Bankman-Fried has been locked up at MDC Brooklyn since last summer. His bail was revoked after Kaplan found probably cause to believe he tampered with witnesses at least twice.
Last week, a shaggy-haired and bearded Bankman-Fried was pictured alongside a former Bloods gang member in the first jailhouse photo of the disgraced crypto kingpin after he was convicted of fraud.
Bankman-Fried’s lawyers have called on Kaplan to hand out a sentence ranging from 63 to 78 months.
Federal prosecutors, meanwhile, are seeking a maximum penalty of more than 100 years behind bars.
Simpson cited Bankman-Fried’s purported “effective altruism” in a plea for leniency from the judge.
“When he first told me that the main reason he worked so hard at becoming a successful and wealthy person was to donate all his money away to noble causes and those in needs, quite frankly, I thought that he was blowing smoke up my ass,” Simpson wrote in the letter submitted in Manhattan federal court on Tuesday.
Simpson wrote that he came to the realization that Bankman-Fried, who was convicted on multiple counts of fraud and money laundering for misusing billions of dollars worth of FTX customer funds to cover risky bets made by his hedge fund, “is the most self-less person that I have ever had the privilege to meet.”
“Even in jail, surrounded by some of the lowest scum in our society, Sam will only see the best of everyone,” Simpson wrote.
The ex-cop urged Kaplan to release him from custody so that can “work and strive to improve the world.”
Simpson wrote that Bankman-Fried’s “incarceration has been extremely difficult” due to the fact that he has been “frequently targeted for hazing, harassment, and assault more so than the average inmate.”
“Sam’s estimated fortune is higher than any inmate can count” — which inevitably leads to “multiple extortion attempts,” according to Simpson.
Bankman-Fried’s wealth was estimated in the billions before FTX imploded.

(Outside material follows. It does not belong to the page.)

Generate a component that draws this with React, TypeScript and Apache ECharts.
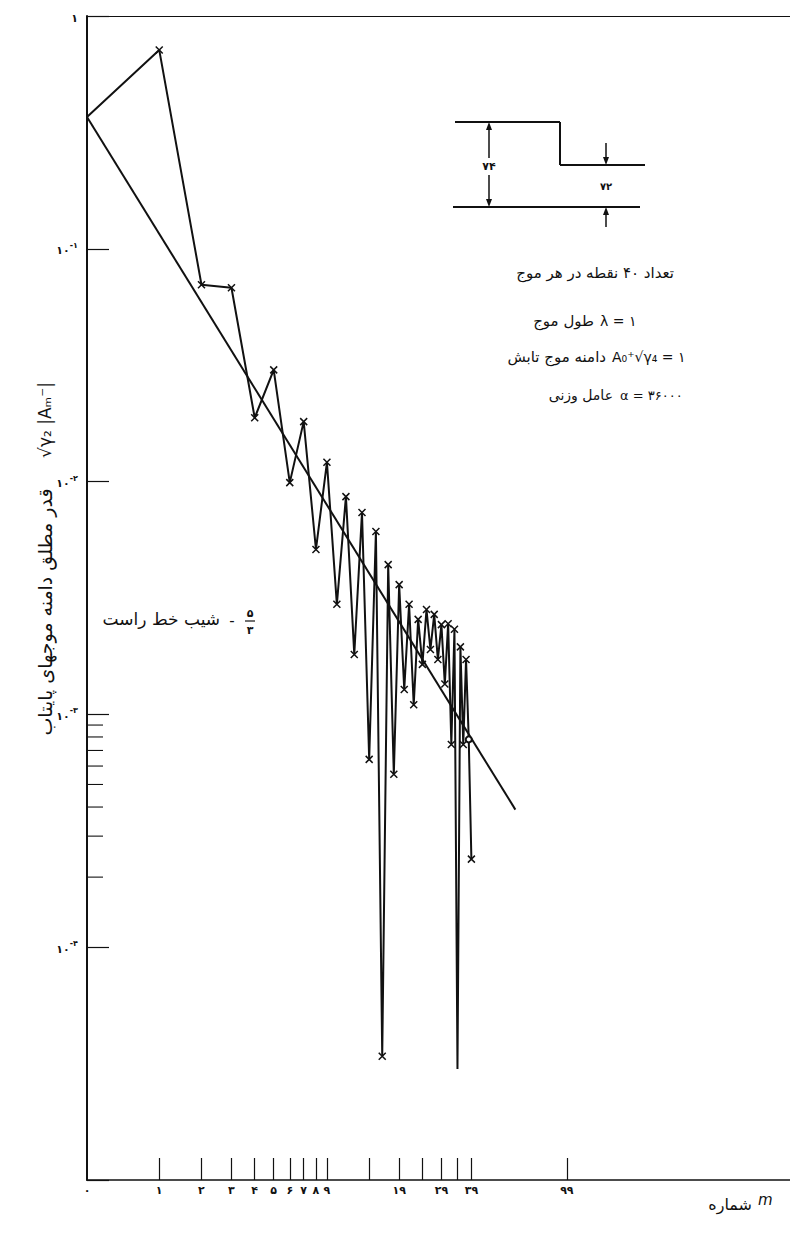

At a month-long trial, three former close associates of Bankman-Fried testified that he directed them to help loot FTX customer funds to plug losses at his Alameda Research hedge fund, even while presenting himself publicly as a responsible steward in the volatile cryptocurrency market.

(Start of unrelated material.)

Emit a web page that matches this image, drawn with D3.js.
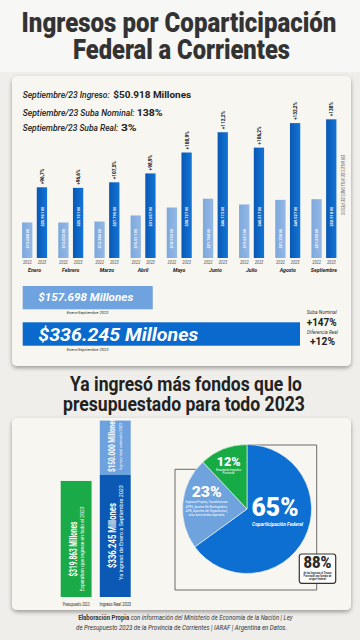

Prosecutors said Bankman-Fried also used customer funds to buy luxury real estate in the Bahamas, where FTX was based, and to donate to US politicians who might support cryptocurrency-friendly regulations.
Bankman-Fried testified for three days, acknowledging failures including not building a risk-management team, but denying that he stole anything and saying he did not realize how much Alameda owed to FTX until shortly before both failed.
Bankman-Fried rode a boom in the values of digital assets such as bitcoin to a net worth Forbes magazine once estimated at $26 billion.